A woman has appealed her 2021 DWI conviction in Orange County, NC, on the basis that the arrest violated her 4th Amendment rights and any evidence gathered should not be admissible in court.

Blue lights, DWI charges

According to court documents, Eagle, a 29-year-old Durham resident, pulled up to the closed gate blocking the driveway of Maple View Agricultural Center west of Carrboro around 3:19 a.m. on Nov. 14.

Orange County Sheriff’s Deputy Rashida Belk, who was in the parking lot of the nearby Maple View Country Store, saw Eagle’s white sedan stop and slowly drove by to see if the driver was turning around.
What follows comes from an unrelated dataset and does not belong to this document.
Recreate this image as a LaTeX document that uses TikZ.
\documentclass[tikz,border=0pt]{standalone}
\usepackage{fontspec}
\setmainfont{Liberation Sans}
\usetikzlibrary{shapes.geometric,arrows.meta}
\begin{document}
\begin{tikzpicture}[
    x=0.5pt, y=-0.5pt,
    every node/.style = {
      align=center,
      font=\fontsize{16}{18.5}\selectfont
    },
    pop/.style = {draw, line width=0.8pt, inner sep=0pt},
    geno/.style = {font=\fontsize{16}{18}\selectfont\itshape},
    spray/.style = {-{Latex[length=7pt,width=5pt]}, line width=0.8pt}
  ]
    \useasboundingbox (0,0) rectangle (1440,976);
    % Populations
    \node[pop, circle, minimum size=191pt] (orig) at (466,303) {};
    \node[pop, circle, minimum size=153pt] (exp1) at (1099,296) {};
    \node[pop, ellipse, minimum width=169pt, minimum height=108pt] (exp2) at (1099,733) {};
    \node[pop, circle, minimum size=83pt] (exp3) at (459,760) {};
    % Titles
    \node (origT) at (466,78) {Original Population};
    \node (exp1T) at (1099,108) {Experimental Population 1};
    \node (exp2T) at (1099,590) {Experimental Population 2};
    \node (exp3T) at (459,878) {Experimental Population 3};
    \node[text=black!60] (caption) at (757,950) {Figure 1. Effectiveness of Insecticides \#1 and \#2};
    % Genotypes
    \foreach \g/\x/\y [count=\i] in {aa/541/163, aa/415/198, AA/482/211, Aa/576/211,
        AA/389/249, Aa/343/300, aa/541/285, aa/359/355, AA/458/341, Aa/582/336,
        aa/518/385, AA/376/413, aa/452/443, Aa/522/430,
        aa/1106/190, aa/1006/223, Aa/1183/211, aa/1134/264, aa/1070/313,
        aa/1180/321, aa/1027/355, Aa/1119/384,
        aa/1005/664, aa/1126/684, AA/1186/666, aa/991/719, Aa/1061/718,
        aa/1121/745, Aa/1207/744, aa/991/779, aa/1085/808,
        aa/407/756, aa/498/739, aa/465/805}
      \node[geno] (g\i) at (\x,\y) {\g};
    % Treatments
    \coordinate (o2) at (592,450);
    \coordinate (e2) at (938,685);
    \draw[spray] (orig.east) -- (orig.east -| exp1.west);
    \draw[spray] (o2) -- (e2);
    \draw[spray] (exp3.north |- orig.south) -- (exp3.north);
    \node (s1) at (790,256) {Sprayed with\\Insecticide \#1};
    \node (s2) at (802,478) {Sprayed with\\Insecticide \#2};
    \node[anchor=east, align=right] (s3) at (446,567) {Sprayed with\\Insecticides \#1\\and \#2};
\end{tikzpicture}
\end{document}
Belk then backed up her patrol car and pulled in about 10 feet behind Eagle’s car, court documents state. She turned on her blue lights, and sat in the car for a minute to give the license plate number to dispatchers. The ruling noted that Belk did not immediately exit the car to conduct a welfare check.

In court, Belk conceded she thought Eagle was lost and did not see any crimes being committed or have “reasonable suspicion” to stop Eagle. She turned on the blue lights, Belk said, because it was dark and her cruiser was partly in the traffic lane on Dairyland Road.
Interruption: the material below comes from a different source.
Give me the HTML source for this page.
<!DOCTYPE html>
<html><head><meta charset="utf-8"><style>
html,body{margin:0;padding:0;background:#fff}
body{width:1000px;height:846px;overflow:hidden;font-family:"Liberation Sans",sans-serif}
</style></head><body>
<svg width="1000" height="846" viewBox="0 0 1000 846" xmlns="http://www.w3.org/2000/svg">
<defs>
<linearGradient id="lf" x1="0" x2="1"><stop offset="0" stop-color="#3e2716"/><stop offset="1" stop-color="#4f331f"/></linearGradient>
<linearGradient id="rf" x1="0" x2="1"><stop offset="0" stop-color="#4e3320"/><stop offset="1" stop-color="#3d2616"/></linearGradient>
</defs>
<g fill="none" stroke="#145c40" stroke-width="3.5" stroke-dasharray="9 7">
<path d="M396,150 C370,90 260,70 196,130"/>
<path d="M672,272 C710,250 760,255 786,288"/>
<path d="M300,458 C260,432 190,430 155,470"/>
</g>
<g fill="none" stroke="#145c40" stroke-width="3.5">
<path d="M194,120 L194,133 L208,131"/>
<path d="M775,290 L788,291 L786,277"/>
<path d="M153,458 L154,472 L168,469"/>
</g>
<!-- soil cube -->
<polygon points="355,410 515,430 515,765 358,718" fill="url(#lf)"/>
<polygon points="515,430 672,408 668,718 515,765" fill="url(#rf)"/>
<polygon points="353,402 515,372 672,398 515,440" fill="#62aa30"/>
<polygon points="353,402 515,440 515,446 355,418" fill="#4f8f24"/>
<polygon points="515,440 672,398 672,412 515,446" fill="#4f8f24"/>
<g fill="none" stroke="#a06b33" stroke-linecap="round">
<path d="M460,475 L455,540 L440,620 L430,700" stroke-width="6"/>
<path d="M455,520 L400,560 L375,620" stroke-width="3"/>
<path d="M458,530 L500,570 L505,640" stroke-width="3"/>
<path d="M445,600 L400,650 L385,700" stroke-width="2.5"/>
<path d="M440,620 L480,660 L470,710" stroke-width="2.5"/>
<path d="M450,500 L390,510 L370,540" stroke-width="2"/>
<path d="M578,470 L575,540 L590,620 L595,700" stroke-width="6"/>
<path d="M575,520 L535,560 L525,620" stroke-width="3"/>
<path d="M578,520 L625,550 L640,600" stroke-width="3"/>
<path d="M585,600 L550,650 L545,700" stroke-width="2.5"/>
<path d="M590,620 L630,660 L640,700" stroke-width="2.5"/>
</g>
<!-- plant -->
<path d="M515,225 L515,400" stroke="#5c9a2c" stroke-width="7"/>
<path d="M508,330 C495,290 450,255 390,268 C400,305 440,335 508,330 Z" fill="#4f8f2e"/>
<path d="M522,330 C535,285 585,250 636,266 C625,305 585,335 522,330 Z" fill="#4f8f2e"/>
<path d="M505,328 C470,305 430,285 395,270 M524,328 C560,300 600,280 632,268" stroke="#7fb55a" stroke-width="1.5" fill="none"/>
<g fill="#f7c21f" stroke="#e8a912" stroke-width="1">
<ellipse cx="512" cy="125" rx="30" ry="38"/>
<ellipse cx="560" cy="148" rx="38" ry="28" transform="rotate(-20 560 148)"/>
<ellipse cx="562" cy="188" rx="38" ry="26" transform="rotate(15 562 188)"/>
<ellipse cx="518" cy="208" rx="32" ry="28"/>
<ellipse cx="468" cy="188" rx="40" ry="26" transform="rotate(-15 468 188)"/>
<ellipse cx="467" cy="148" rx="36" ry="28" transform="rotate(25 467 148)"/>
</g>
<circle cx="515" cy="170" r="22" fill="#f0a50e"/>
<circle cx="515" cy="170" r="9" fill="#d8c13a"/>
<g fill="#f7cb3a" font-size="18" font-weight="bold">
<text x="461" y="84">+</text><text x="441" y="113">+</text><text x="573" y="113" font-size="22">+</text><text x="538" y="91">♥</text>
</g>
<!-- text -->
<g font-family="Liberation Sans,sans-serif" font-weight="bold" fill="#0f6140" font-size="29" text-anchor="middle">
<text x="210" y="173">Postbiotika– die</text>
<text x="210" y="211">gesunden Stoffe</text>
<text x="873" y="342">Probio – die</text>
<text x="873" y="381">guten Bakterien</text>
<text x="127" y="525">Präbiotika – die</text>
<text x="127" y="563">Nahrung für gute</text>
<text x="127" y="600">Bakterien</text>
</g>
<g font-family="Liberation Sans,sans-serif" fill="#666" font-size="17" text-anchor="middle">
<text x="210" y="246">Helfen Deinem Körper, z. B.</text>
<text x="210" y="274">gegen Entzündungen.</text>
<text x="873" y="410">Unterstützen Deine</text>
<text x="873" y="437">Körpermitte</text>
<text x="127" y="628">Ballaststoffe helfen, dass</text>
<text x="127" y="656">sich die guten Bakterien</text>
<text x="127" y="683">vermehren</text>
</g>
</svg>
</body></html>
When Belk spoke with Eagle, there was a strong odor of alcohol coming from the vehicle, the driver’s eyes were red and glassy, and her speech was slurred, she said. Eagle’s blood-alcohol level nearly two hours later was 0.16 — twice the state’s legal impairment limit.

Eagle was charged with driving while impaired, and in July 2020, an Orange County District Court judge found her guilty. She appealed to Orange County Superior Court and filed a motion to suppress the evidence, citing an unconstitutional seizure.
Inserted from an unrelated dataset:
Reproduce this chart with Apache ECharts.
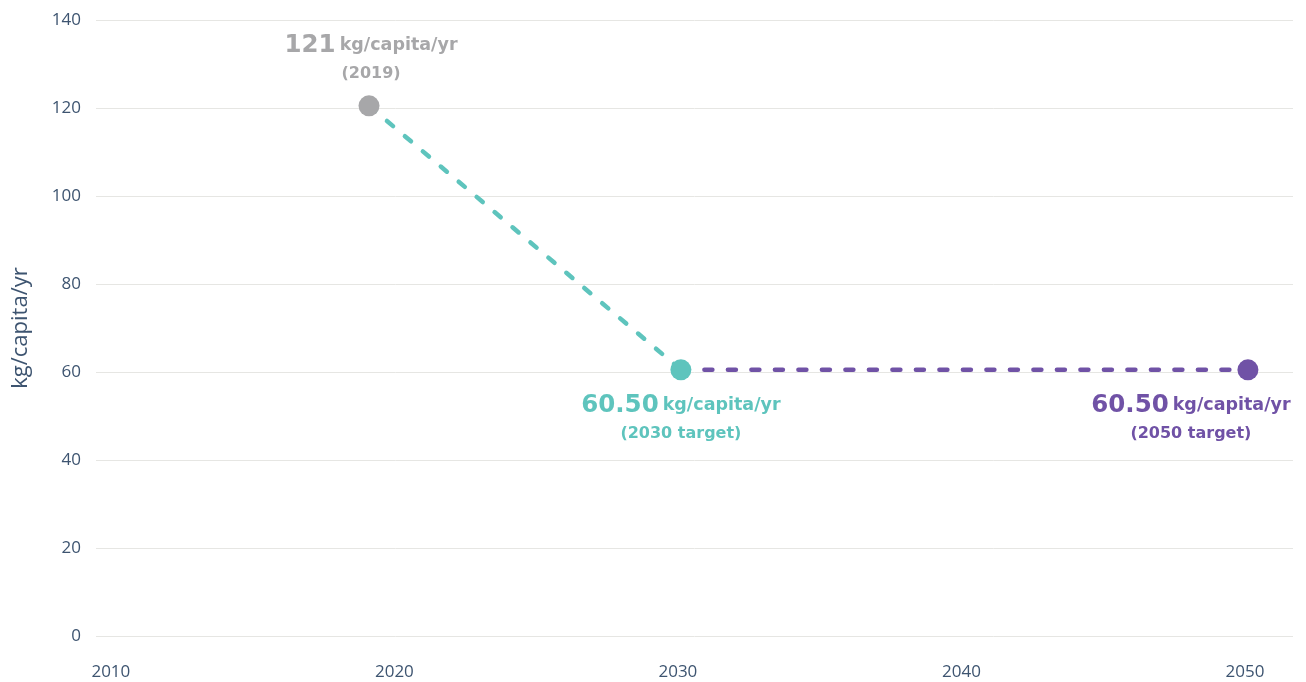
<!DOCTYPE html>
<html>
<head>
<meta charset="utf-8">
<script src="https://cdn.jsdelivr.net/npm/echarts@6/dist/echarts.min.js"></script>
<style>html,body{margin:0;padding:0;background:#fff}#c{width:1306px;height:682px}</style>
</head>
<body>
<div id="c"></div>
<script>
const years = [2019, 2030, 2050];
const values = [120.5, 60.5, 60.5];
const bigLabels = ['121', '60.50', '60.50'];
const subLabels = ['(2019)', '(2030 target)', '(2050 target)'];
const pointColors = ['#a7a7a9', '#5ec4bd', '#7052a6'];
const xTicks = [2010, 2020, 2030, 2040, 2050];
const unit = 'kg/capita/yr';

const FONT = '"DejaVu Sans", sans-serif';
const AXIS_FONT = '"Open Sans", sans-serif';
const AXIS_COLOR = '#3d5470';
const labelPos = [
  {position: 'top', distance: 8, offset: [2, 0]},
  {position: 'bottom', distance: 10, offset: [0, 0]},
  {position: 'bottom', distance: 10, offset: [-57, 0]}
];

function rich(color) {
  return {
    a: {fontFamily: FONT, fontSize: 24.5, fontWeight: 700, color: color, padding: [0, 4, 0, 0], lineHeight: 30},
    b: {fontFamily: FONT, fontSize: 17.5, fontWeight: 700, color: color, lineHeight: 30},
    c: {fontFamily: FONT, fontSize: 16, fontWeight: 600, color: color, lineHeight: 27}
  };
}

const points = years.map((y, i) => ({
  value: [y, values[i]],
  itemStyle: {color: pointColors[i], opacity: 1},
  label: Object.assign({
    show: true,
    formatter: '{a|' + bigLabels[i] + '}{b|' + unit + '}\n{c|' + subLabels[i] + '}',
    rich: rich(pointColors[i]),
    align: 'center'
  }, labelPos[i])
}));

const chart = echarts.init(document.getElementById('c'));
chart.setOption({
  animation: false,
  grid: {left: 96, right: 13, top: 20, bottom: 46},
  xAxis: {
    type: 'value',
    min: 2009.37,
    max: 2051.59,
    axisLine: {show: false},
    axisTick: {show: false},
    splitLine: {show: false},
    axisLabel: {
      customValues: xTicks,
      formatter: v => String(v),
      color: AXIS_COLOR,
      fontFamily: AXIS_FONT,
      fontSize: 17,
      fontWeight: 400,
      margin: 28,
      padding: [0, 6, 0, 0]
    }
  },
  yAxis: {
    type: 'value',
    min: 0,
    max: 140,
    interval: 20,
    name: unit,
    nameLocation: 'middle',
    nameGap: 64,
    nameTextStyle: {color: AXIS_COLOR, fontFamily: AXIS_FONT, fontSize: 22, fontWeight: 400},
    axisLine: {show: false},
    axisTick: {show: false},
    axisLabel: {color: AXIS_COLOR, fontFamily: AXIS_FONT, fontSize: 17, fontWeight: 400, margin: 15},
    splitLine: {lineStyle: {color: '#e6e6e3', width: 1}}
  },
  series: [
    {
      type: 'line',
      data: [[years[0], values[0]], [years[1], values[1]]],
      showSymbol: false,
      symbol: 'none',
      lineStyle: {color: pointColors[1], width: 4.5, type: [8, 15.5], cap: 'round'},
      z: 2
    },
    {
      type: 'line',
      data: [[years[1], values[1]], [years[2], values[2]]],
      showSymbol: false,
      symbol: 'none',
      lineStyle: {color: pointColors[2], width: 4.5, type: [8, 15.5], cap: 'round'},
      z: 2
    },
    {
      type: 'scatter',
      data: points,
      symbolSize: 21,
      z: 3
    }
  ]
});
</script>
</body>
</html>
Allen Baddour - NC Superior Court Judge District 15B
Allen Baddour - NC Superior Court Judge District 15B

When driver submits to police

Rainsford said in the motion that he did not cite enough case law during Eagle’s Superior Court trial to address when she submitted to the deputy’s authority and was “seized,” or detained as part of a legal process.

Since her car was blocked from leaving, Eagle had no other “effective way to signal submission,” he said, and since the deputy did not have probable cause to stop Eagle, any evidence collected against her must be thrown out by the court.

“As a general matter, law enforcement officers do not seize individuals ‘merely by approaching [them] on the street or in other public places and putting questions to them,’” Rainsford wrote, citing a 1968 Ohio court decision.

In another case, he noted, U.S. Supreme Court Justice David Souter wrote in 2007 that “what may amount to submission depends on what a person was doing before the show of authority: a fleeing man is not seized until he is physically overpowered, but one sitting in a chair may submit to authority by not getting up to run away.”

Orange County Superior Court Judge Allen Baddour denied Eagle’s motion in 2021, saying Eagle was engaging voluntarily with Belk until the deputy took her driver’s license. The defendant in the Supreme Court case, Baddour argued, was a passenger in the car when the driver was stopped for a registration violation that did not exist.

Belk also was not aggressive in approaching the car, indicating she did not initially plan to issue a citation or make an arrest, he said.

Eagle later pleaded no contest to the DWI charge in Superior Court, which is not an admission of guilt, and received a 120-day suspended sentence and 12 months of supervised probation. She appealed the decision to the N.C. Court of Appeals.

Judge Darren Jackson is running for reelection to the NC Court of Appeals in 2022.
Judge Darren Jackson is running for reelection to the NC Court of Appeals in 2022.

Judge says driver couldn’t leave

Writing for the Appeals Court, Jackson argued Oct. 18 that Eagle was not able to leave that night, because her car was positioned between the cruiser and the locked gate. A reasonable person also wouldn’t leave once an officer turns on their blue lights, he said.

The deputy’s actions, even if unintentional, violated her Fourth Amendment right “against unreasonable searches and seizures,” Jackson wrote. The prosecution’s argument “is not only illogical, but it is also potentially dangerous,” he said.

“Given that this incident took place late at night in a rural area with no lighting, we do not know what would have happened if Defendant had reversed her car toward Deputy Belk or the patrol vehicle in an attempt to leave the scene,” Jackson wrote.

“Perhaps Defendant might have hit Deputy Belk’s patrol vehicle. Or worse, Defendant might have accidentally struck Deputy Belk when she was approaching Defendant’s car door. Perhaps any attempt by Defendant to leave would have made Deputy Belk feel threatened, leading her to fire her sidearm,” he wrote.